Kobani was under heavy artillery and mortar fire as night fell on Sunday, with fierce clashes underway in the south and east of the town.

The Kurds were reported to be holding their ground, having already lost some parts of Kobani. According to the Syrian Observatory for Human Rights, 36 "Islamic State" (IS) fighters died the previous day, all of them said to be foreign, while eight Kurdish fighters had died.

The British-based monitoring group went on to say that IS was taking heavy losses in Kobani, with the Kurds retaking some of the territory captured by the jihadists in recent days.

IS was said to have brought in reinforcements from Syria, and was concentrating much of its artillery fire on the town center.

"They are sending fighters without much combat experience," Observatory director Rami Abdel Rahman said. "They are attacking on multiple fronts but they keep being repulsed, then countering and being pushed back again."

Airstrikes 'useful'

The Kobani town administration's deputy foreign minister, Idris Nassan told the DPA news agency the US-led airstrikes against IS had been "very useful" and that "some progress" had been made.

The airstrikes were said to have continued overnight and into Sunday, focused mainly on areas to the south and west of Kobani. The town's defense minister, Ismet Hassan, said IS fighters were still far away from the town's last remaining lifeline, the Turkish border station of Mursitpinar.
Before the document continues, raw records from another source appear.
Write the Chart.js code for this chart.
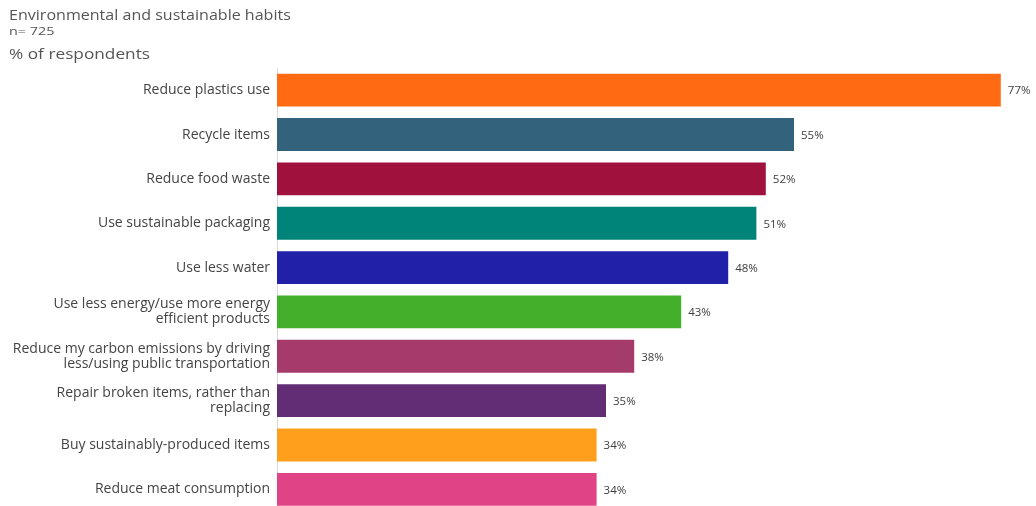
<!DOCTYPE html>
<html>
<head>
<meta charset="utf-8">
<script src="https://cdn.jsdelivr.net/npm/chart.js@4"></script>
<style>
  html, body { margin: 0; padding: 0; background: #fff; overflow: hidden; }
  #wrap { position: relative; width: 1036px; height: 506px; }
  .t { position: absolute; left: 9px; color: #555; font-family: "Open Sans", sans-serif; white-space: nowrap; transform-origin: left top; }
  #title { top: 4px; font-size: 15px; transform: scaleX(1.07); }
  #n { top: 23px; font-size: 11.5px; transform: scaleX(1.25); }
  #unit { top: 43px; font-size: 15px; transform: scaleX(1.15); }
  #c { position: absolute; left: 0; top: 0; }
</style>
</head>
<body>
<div id="wrap">
  <canvas id="c" width="1036" height="526"></canvas>
  <div class="t" id="title">Environmental and sustainable habits</div>
  <div class="t" id="n">n= 725</div>
  <div class="t" id="unit">% of respondents</div>
</div>
<script>
const habits = [
  'Reduce plastics use',
  'Recycle items',
  'Reduce food waste',
  'Use sustainable packaging',
  'Use less water',
  ['Use less energy/use more energy', 'efficient products'],
  ['Reduce my carbon emissions by driving', 'less/using public transportation'],
  ['Repair broken items, rather than', 'replacing'],
  'Buy sustainably-produced items',
  'Reduce meat consumption'
];
const shares = [77, 55, 52, 51, 48, 43, 38, 35, 34, 34];
const barColors = ['#FF6A13', '#33637C', '#A0123D', '#00847A', '#2020A8',
                   '#43AF2B', '#A53B6B', '#622D74', '#FF9F1C', '#E04487'];

// value labels at the end of each bar
const endLabels = {
  id: 'endLabels',
  afterDatasetsDraw(chart) {
    const ctx = chart.ctx;
    const meta = chart.getDatasetMeta(0);
    ctx.save();
    ctx.font = '11.5px "Open Sans", sans-serif';
    ctx.fillStyle = '#404040';
    ctx.textBaseline = 'middle';
    meta.data.forEach((bar, i) => {
      ctx.fillText(shares[i] + '%', bar.x + 7, bar.y + 1);
    });
    ctx.restore();
  }
};

new Chart(document.getElementById('c').getContext('2d'), {
  type: 'bar',
  data: {
    labels: habits,
    datasets: [{
      data: shares,
      backgroundColor: barColors,
      barPercentage: 0.74,
      categoryPercentage: 1
    }]
  },
  options: {
    indexAxis: 'y',
    responsive: false,
    animation: false,
    layout: { padding: { top: 68, right: 7, bottom: 8, left: 0 } },
    scales: {
      x: {
        display: false,
        min: 0,
        max: 80
      },
      y: {
        afterFit(axis) { axis.width = 277; },
        grid: { display: false, drawTicks: false },
        border: { color: '#d9d9d9', width: 1 },
        ticks: {
          color: '#444',
          padding: 7,
          font: { family: '"Open Sans", sans-serif', size: 14, lineHeight: 1.07 }
        }
      }
    },
    plugins: {
      legend: { display: false },
      tooltip: { enabled: false }
    }
  },
  plugins: [endLabels]
});
</script>
</body>
</html>
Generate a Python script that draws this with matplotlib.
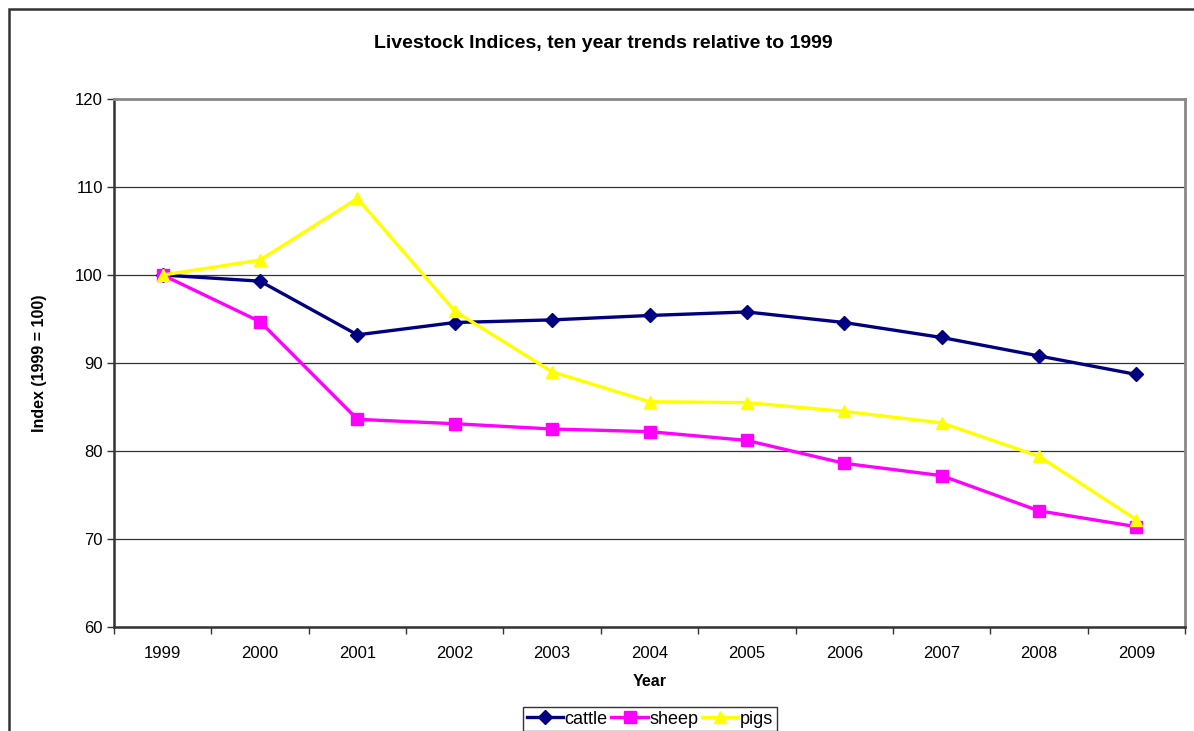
import matplotlib
matplotlib.use("Agg")
import matplotlib.pyplot as plt
from matplotlib.patches import Rectangle

plt.rcParams["font.family"] = ["Liberation Sans", "DejaVu Sans"]

# ---- data ----
years = ["1999", "2000", "2001", "2002", "2003", "2004",
         "2005", "2006", "2007", "2008", "2009"]
cattle = [100.0, 99.3, 93.2, 94.6, 94.9, 95.4, 95.8, 94.6, 92.9, 90.8, 88.7]
sheep = [100.0, 94.7, 83.6, 83.1, 82.5, 82.2, 81.2, 78.6, 77.2, 73.2, 71.4]
pigs = [100.0, 101.7, 108.7, 95.9, 89.0, 85.6, 85.5, 84.5, 83.2, 79.4, 72.2]

fig = plt.figure(figsize=(11.94, 7.31), dpi=100)
fig.patch.set_facecolor("white")

# outer chart frame (runs off right / bottom edges)
fig.patches.append(Rectangle((9 / 1194, -0.2), 1.5, 1 - 9 / 731 + 0.2,
                             transform=fig.transFigure, fill=False,
                             edgecolor="#333333", linewidth=1.8, zorder=0))

ax = fig.add_axes([114 / 1194, 1 - 627 / 731, 1071 / 1194, 528 / 731])

x = list(range(len(years)))
ax.plot(x, cattle, color="#000080", linewidth=2.4, marker="D",
        markersize=7, label="cattle", zorder=3)
ax.plot(x, sheep, color="#FF00FF", linewidth=2.4, marker="s",
        markersize=8, label="sheep", zorder=3)
ax.plot(x, pigs, color="#FFFF00", linewidth=2.4, marker="^",
        markersize=9, label="pigs", zorder=4)

ax.set_xlim(-0.5, len(years) - 0.5)
ax.set_ylim(60, 120)
ax.set_yticks(range(60, 121, 10))
ax.yaxis.grid(True, color="#333333", linewidth=0.9)
ax.set_axisbelow(True)

# category labels centred, tick marks between categories
ax.set_xticks(x)
ax.set_xticklabels(years)
ax.set_xticks([i - 0.5 for i in range(len(years) + 1)], minor=True)
ax.tick_params(axis="x", which="major", length=0, pad=14, labelsize=12)
ax.tick_params(axis="x", which="minor", length=5, direction="out",
               width=1, color="#333333")
ax.tick_params(axis="y", length=5, direction="out", width=1,
               color="#333333", labelsize=12, pad=3)

ax.spines["left"].set_color("#333333")
ax.spines["bottom"].set_color("#333333")
ax.spines["left"].set_linewidth(1.8)
ax.spines["bottom"].set_linewidth(1.8)
ax.spines["top"].set_color("#888888")
ax.spines["right"].set_color("#888888")
ax.spines["top"].set_linewidth(2)
ax.spines["right"].set_linewidth(2)

ax.set_xlabel("Year", fontsize=11.5, fontweight="bold", labelpad=9)
ax.set_ylabel("Index (1999 = 100)", fontsize=11.5, fontweight="bold",
              labelpad=20)

fig.text(603 / 1194, 1 - 43 / 731, "Livestock Indices, ten year trends relative to 1999",
         ha="center", va="center", fontsize=14, fontweight="bold")

leg = fig.legend(loc="center", bbox_to_anchor=(650 / 1194, 1 - 719 / 731),
                 ncol=3, frameon=True, fancybox=False, fontsize=13,
                 handlelength=2.0, handletextpad=0.1, columnspacing=0.2,
                 borderpad=0.2, borderaxespad=0)
leg.get_frame().set_edgecolor("black")
leg.get_frame().set_linewidth(1)

fig.savefig("out.png", dpi=100)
Hassan said the fighters from the Kurdish People's Protection Units still faced the problem of not having enough ammunition, with IS well-equipped after raids on Syrian and Iraqi military facilities.

'Some progress made'

Speaking at a press conference in Chile on Saturday, US Defense Secretary Chuck Hagel said IS fighters were still in possession of some of the more strategic areas of the town.

"We are doing what we can do through our airstrikes to help drive back ISIL," Hagel said, using an alternative acronym for IS. "In fact, there has been some progress made."

The US escalated its airstrikes on the town, also known in Arabic as Ayn al-Arab, some four days ago.

Fighting in Kobani has forced more than 200,000 people to flee from in and around the town to Turkey, according to the government in Ankara.

The battle for Kobani could prove pivotal, with any failure for IS likely to damage the group's standing and ability to recruit foreign fighters.

Much of the fighting has taken place within view of Turkish tanks on the border, but Ankara has so far refused to intervene or allow its own ethnic Kurds to cross the border to Syria to fight. The policy has led to rioting across Turkey, with some 38 people killed in unrest this week.